Earth Wise is a production of WAMC Northeast Public Radio
Jason E says
Digging a little deeper into the sources a lot of the concerns about this report were probably cut for content.
https://e360.yale.edu/features/can-the-worlds-most-polluting-heavy-industries-decarbonize
This dives into why carbon is used in the blast furnace operation / to reduce the ore and make pig iron as well as being a heat source. This reduction is what combines the oxide from the ore and the carbon from the coke to make CO.
This article also outlines the availability of scrap being about 85% already collected and used in recycling limiting the amount of raw material available for the more environmentally friendly EAF process of steel. So there isn’t enough scrap steel to sustain the likely future needs of only using the EAF process.
Also of consideration is the quality of steel that can be made from the integrated process is more diverse and cleaner than can be made in the EAF / Ladel process. Some steel end uses have these requirements and cannot be sourced through the EAF routing.
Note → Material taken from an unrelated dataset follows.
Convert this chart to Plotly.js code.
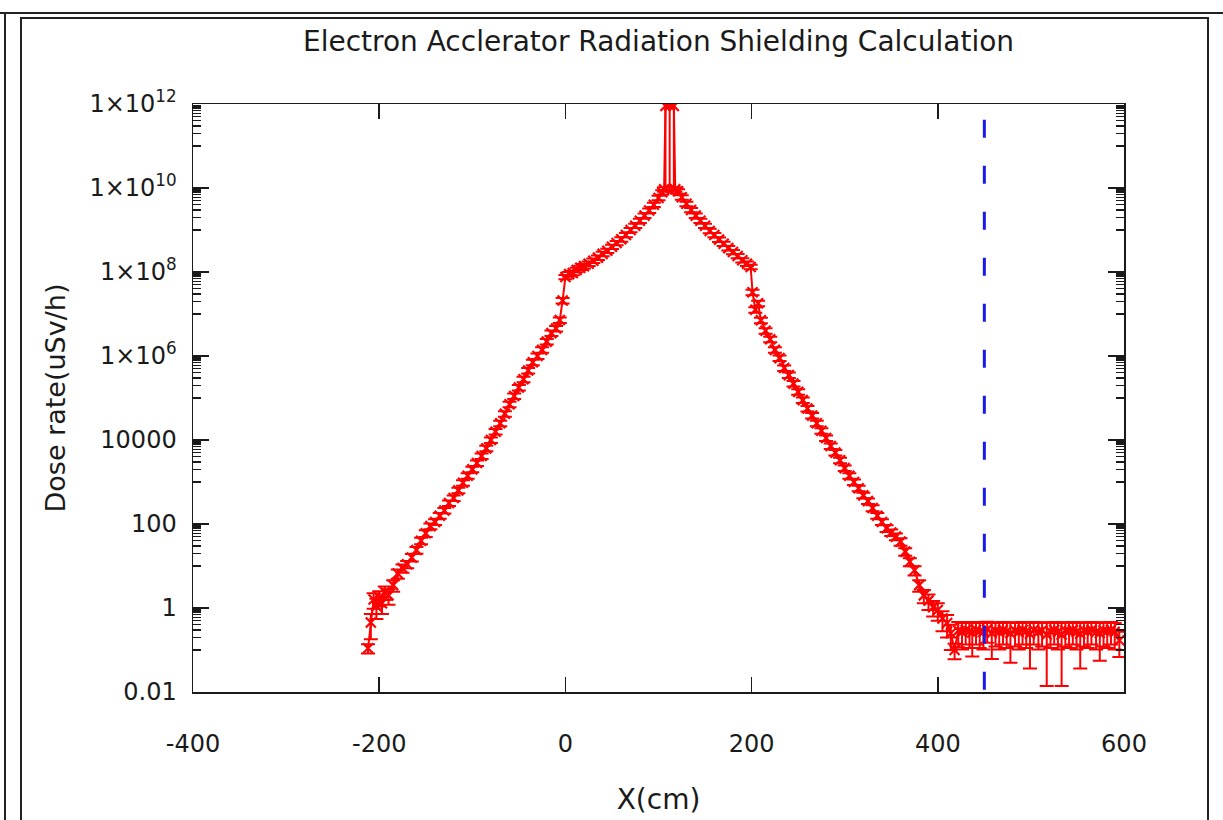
<!DOCTYPE html>
<html>
<head>
<meta charset="utf-8">
<script src="https://cdn.plot.ly/plotly-3.0.1.min.js"></script>
<style>
  html, body { margin: 0; padding: 0; background: #ffffff; }
  #wrap { position: relative; width: 1223px; height: 820px; overflow: hidden; }
  #chart { position: absolute; left: 0; top: 0; width: 1223px; height: 820px; }
  .frame { position: absolute; pointer-events: none; }
</style>
</head>
<body>
<div id="wrap">
  <div id="chart"></div>
  <div class="frame" style="left:0;top:12px;width:1223px;height:2px;background:#222;"></div>
  <div class="frame" style="left:4px;top:12px;width:2px;height:820px;background:#222;"></div>
  <div class="frame" style="left:20px;top:17px;width:1189px;height:830px;border:2px solid #222;box-sizing:border-box;"></div>
</div>
<script>
// ---- data ----
const positionCm = [
  -212,-209,-206,-203,-200,-197,-194,-190,-185,-180,-175,-170,-165,-160,-155,-150,-145,-140,-135,-130,
  -125,-120,-115,-110,-105,-100,-95,-90,-85,-80,-75,-70,-65,-60,-55,-50,-45,-40,-35,-30,
  -25,-20,-15,-10,-6,-3,0,
  4,8,12,16,20,25,30,35,40,45,50,55,60,65,70,75,80,85,90,95,100,104,106,
  107.5,112,116.5,
  118,121,125,130,135,140,145,150,155,160,165,170,175,180,185,190,195,199,
  201,204,207,210,215,220,225,230,235,240,245,250,255,260,265,270,275,280,285,290,
  295,300,305,310,315,320,325,330,335,340,345,350,355,360,365,370,375,380,385,390,
  395,400,405,410,414,418,
  422,426,430,434,437,441,445,449,453,458,462,466,470,474,478,483,487,491,495,499,
  503,508,512,517,521,525,529,533,537,541,545,549,553,557,561,565,570,574,578,582,
  586,590,595
];
const doseRate = [
  0.11,0.45,1.6,1.1,1.8,1.3,2.4,2.0,3.5,6.6,8.9,11,16,24,40,60,89,112,158,209,
  316,417,631,955,1410,2000,2820,4170,6310,1.0e4,1.58e4,2.5e4,4.2e4,7.1e4,1.12e5,1.78e5,2.8e5,4.5e5,7.1e5,1.0e6,
  1.4e6,2.2e6,3.5e6,4.5e6,7.2e6,2.1e7,7.6e7,
  8.9e7,9.5e7,1.12e8,1.26e8,1.38e8,1.58e8,1.86e8,2.2e8,2.7e8,3.2e8,4.0e8,4.9e8,6.0e8,7.6e8,1.0e9,1.26e9,1.66e9,2.2e9,2.9e9,4.0e9,5.8e9,7.9e9,9.3e9,
  9.0e11,9.2e11,9.0e11,
  9.3e9,8.3e9,6.0e9,4.2e9,3.0e9,2.2e9,1.66e9,1.26e9,9.5e8,7.6e8,5.9e8,4.7e8,3.7e8,3.0e8,2.4e8,1.9e8,1.58e8,1.32e8,
  3.3e7,1.26e7,1.8e7,7.1e6,4.0e6,2.5e6,1.4e6,8.9e5,5.2e5,3.5e5,2.2e5,1.4e5,8.9e4,5.6e4,3.8e4,2.5e4,1.66e4,1.12e4,7200,5000,
  3300,2140,1410,1000,710,480,350,240,158,112,79,63,50,38,22,12.6,7.9,3.5,2.0,1.5,
  1.05,0.9,0.56,0.44,0.25,0.1,
  0.29,0.27,0.3,0.28,0.26,0.3,0.28,0.27,0.31,0.256,0.29,0.27,0.3,0.28,0.25,0.29,0.27,0.3,0.28,0.243,
  0.3,0.27,0.29,0.233,0.28,0.3,0.27,0.232,0.29,0.28,0.3,0.27,0.243,0.29,0.28,0.3,0.27,0.253,0.29,0.28,
  0.3,0.27,0.17
];
// relative statistical error of each point, in percent
const errorPct = [
  25,60,40,50,40,45,35,40,30,25,22,20,20,18,18,18,16,16,16,15,
  15,15,15,15,15,15,15,15,15,15,15,15,15,15,15,15,15,15,15,15,
  15,15,15,15,15,15,12,
  12,12,12,12,12,12,12,12,12,12,12,12,12,12,12,12,12,12,12,12,12,12,12,
  99,99,99,
  12,12,12,12,12,12,12,12,12,12,12,12,12,12,12,12,12,12,
  15,15,15,15,15,15,15,15,15,15,15,15,15,15,15,15,15,15,15,15,
  15,15,15,15,15,15,15,16,16,16,18,18,18,20,20,22,25,30,35,40,
  40,45,50,55,60,40,
  60,62,55,60,73,55,60,62,52,76,58,62,55,60,80,58,62,55,60,85,
  55,62,58,94,60,55,62,94,58,60,55,62,85,58,60,55,62,78,58,60,
  55,62,60
];
const shieldPosCm = [450, 450];
const shieldLineDose = [4.2e11, 0.01];

const yTickVals = [0.01, 1, 100, 1e4, 1e6, 1e8, 1e10, 1e12];
const yTickText = ['0.01', '1', '100', '10000', '1×10<sup>6</sup>', '1×10<sup>8</sup>', '1×10<sup>10</sup>', '1×10<sup>12</sup>'];
const yMinorDecades = [-1, 1, 3, 5, 7, 9, 11];
const yMinorMult = [1, 2, 3, 4, 5, 6, 7, 8, 9];
const xTickVals = [-400, -200, 0, 200, 400, 600];
const xTickText = ['-400', '-200', '0', '200', '400', '600'];

// ---- build ----
const doseErr = doseRate.map((v, i) => v * errorPct[i] / 100);
const yMinorVals = [];
yMinorDecades.forEach(d => yMinorMult.forEach(m => yMinorVals.push(m * Math.pow(10, d))));

const FONT = '"DejaVu Sans", sans-serif';
const INK = '#1a1a1a';
const RED = '#ff0000';

const traces = [
  {
    type: 'scatter', mode: 'lines+markers',
    x: positionCm, y: doseRate,
    line: { color: RED, width: 2 },
    marker: { symbol: 'x-thin-open', size: 10, color: RED, line: { color: RED, width: 2.2 } },
    error_y: { type: 'data', array: doseErr, visible: true, color: RED, thickness: 2, width: 7 },
    cliponaxis: true, showlegend: false
  },
  {
    type: 'scatter', mode: 'lines',
    x: shieldPosCm, y: shieldLineDose,
    line: { color: '#1a1ae6', width: 3, dash: '18px,28px' },
    showlegend: false
  }
];

const layout = {
  width: 1223, height: 820,
  paper_bgcolor: 'rgba(0,0,0,0)', plot_bgcolor: '#ffffff',
  margin: { l: 193, r: 99, t: 104, b: 128 },
  font: { family: FONT, color: INK, size: 24 },
  title: {
    text: 'Electron Acclerator Radiation Shielding Calculation',
    font: { family: FONT, size: 28, color: INK },
    xref: 'paper', x: 0.5, xanchor: 'center',
    yref: 'container', y: 1 - 41 / 820, yanchor: 'middle'
  },
  xaxis: {
    range: [-400, 600], tickmode: 'array', tickvals: xTickVals, ticktext: xTickText,
    ticks: 'inside', ticklen: 15, tickwidth: 1.5, tickcolor: INK,
    showline: true, linecolor: INK, linewidth: 1.5, mirror: 'ticks',
    showgrid: false, zeroline: false,
    tickfont: { family: FONT, size: 24, color: INK },
    ticklabelstandoff: 30,
    title: { text: 'X(cm)', font: { family: FONT, size: 28, color: INK }, standoff: 32 }
  },
  yaxis: {
    type: 'log', range: [-2, 12], tickmode: 'array', tickvals: yTickVals, ticktext: yTickText,
    ticks: 'inside', ticklen: 16, tickwidth: 1.5, tickcolor: INK,
    minor: { tickmode: 'array', tickvals: yMinorVals, ticks: 'inside', ticklen: 8, tickwidth: 1.2, tickcolor: INK, showgrid: false },
    showline: true, linecolor: INK, linewidth: 1.5, mirror: 'ticks',
    showgrid: false, zeroline: false,
    tickfont: { family: FONT, size: 24, color: INK },
    ticklabelstandoff: 10,
    title: { text: 'Dose rate(uSv/h)', font: { family: FONT, size: 27, color: INK }, standoff: 16 }
  }
};

Plotly.newPlot('chart', traces, layout, { displayModeBar: false, staticPlot: true });
</script>
</body>
</html>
I do agree exploring ways to reduce ore to iron using less carbon technology is the way that we should be going, but that is still MANY years out before commercially viable.
In most articles it is implied we can just replace the blast furnace / BOP steelmaking process with EAF steelmaking process and we’ll all be living in a greener world, but the reality is much more complicated and the technologies are not interchangeable on the whole.